The gist is that Cheney and Rumsfeld have set up a shadow administration within the Bush administration. They have staffed appointments in the White House, CIA and State Department with their loyalists and use the Defence Department as their personal powerbase. In the aftermath of September 11th, Rumsfeld was humiliated to learn that the CIA could respond to the Taliban in Afghanistan in a matter of hours while the US military had no plan and was left scrambling. Cheney, who had essentially grabbed power on September 11th while George W. Bush was hiding over the Midwest in Air Force One, was humiliated when Bush gave the task of defeating the Taliban to George Tenet's CIA. Even more humiliating was the way that the CIA took down the Taliban and Al Qaeda in Afghanistan in a matter of weeks.

In a fit of pique which is truly breathtaking, Rumsfeld dragged his feet to avoid cooperating with or helping the CIA. The result was that Osama Bin Laden escaped from Tora Bora when the US Army failed to show up to seal off the area. As you may recall, he remains at large to this day.

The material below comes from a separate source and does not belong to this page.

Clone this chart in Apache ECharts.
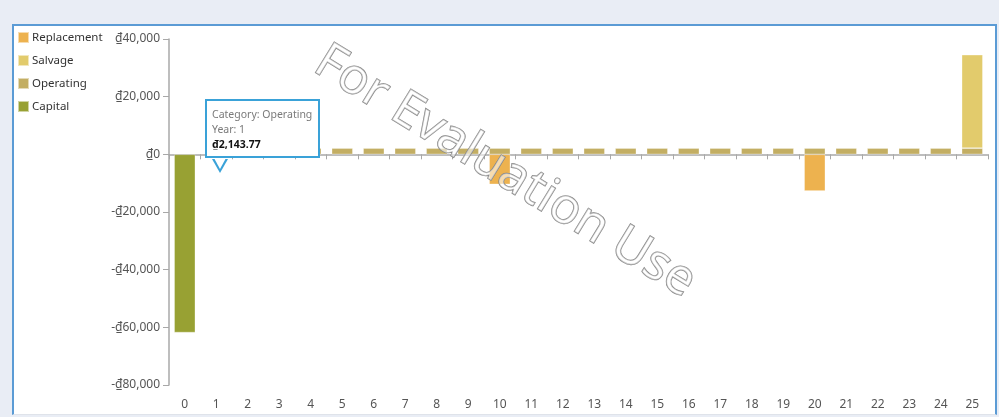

Cheney and Rumsfeld are nothing if not ruthless. They may have lost the battle of Afghanistan, but won the war against Tenet and the CIA by shifting attention to Iraq and persuading Bush to put the CIA under the direction of the Defence Department. By way of explanation, Cheney and Rumsfeld apparently have a profound distrust for the CIA going back to the Iranian Revolution in 1978. Rumsfeld set up his own intelligence unit within the Defence Department - staffed by partisan Republican loyalists - and Cheney gave this brains trust the access to secret intelligence that few people outside the White House have ever had. The result was that the brains trust used stories about Iraqi links to Al Qaeda to justify the invasion of Iraq. Even the CIA thought these reports -- most of them from foreign intelligence agencies -- were spurious.

There is a particularly chilling moment where one CIA official recounts being confronted by Scooter Libby outside of the Capitol building and being told to shut up about his doubts over the authenticity of these reports. The implication is quite clear: Cheney, Rumsfeld, Libby and their army of neo-con hacks did not care whether the stories were true or not. They wanted political ammunition to use to persuade Congress to authorize war. Remember, the first three letters in the word congress are "c", "o" and "n". They also wanted to take Colin Powell off his game by neutralizing his bid to obtain approval from the United Nations. The implication of Powell's subsequent "retirement" is also clear: having been conned once by the Rumsfeld intelligence service, he did not feel like being made a stooge a second time in Bush Administration Part II.

Where does Bush fit into all of this? I have often argued that he is either a very smooth operator or a figurehead boob. Frontline is quite clear that Cheney is the most powerful (and, consequently, dangerous) Vice President in American history. The fact that his partisans are scattered throughout the administration implies that he is the power behind the throne. What is truly chilling is Frontline's backgrounder on the relationship between Cheney and Rumsfeld, which stretches back to the Nixon administration and includes their successful efforts to oust people like Henry Kissinger from the inner circles of the Ford administration.

Remember that guy in the X-Files who was always smoking cigarettes and controlling things behind the scenes? To this day he gets Christmas cards from Cheney and Rumsfeld.

These men are calculating, powerful and vicious. There is strong evidence that they are war criminals, friends of international terrorism, and just plain old-fashioned criminals. Whether they have driven America off the rails or not remains to be seen.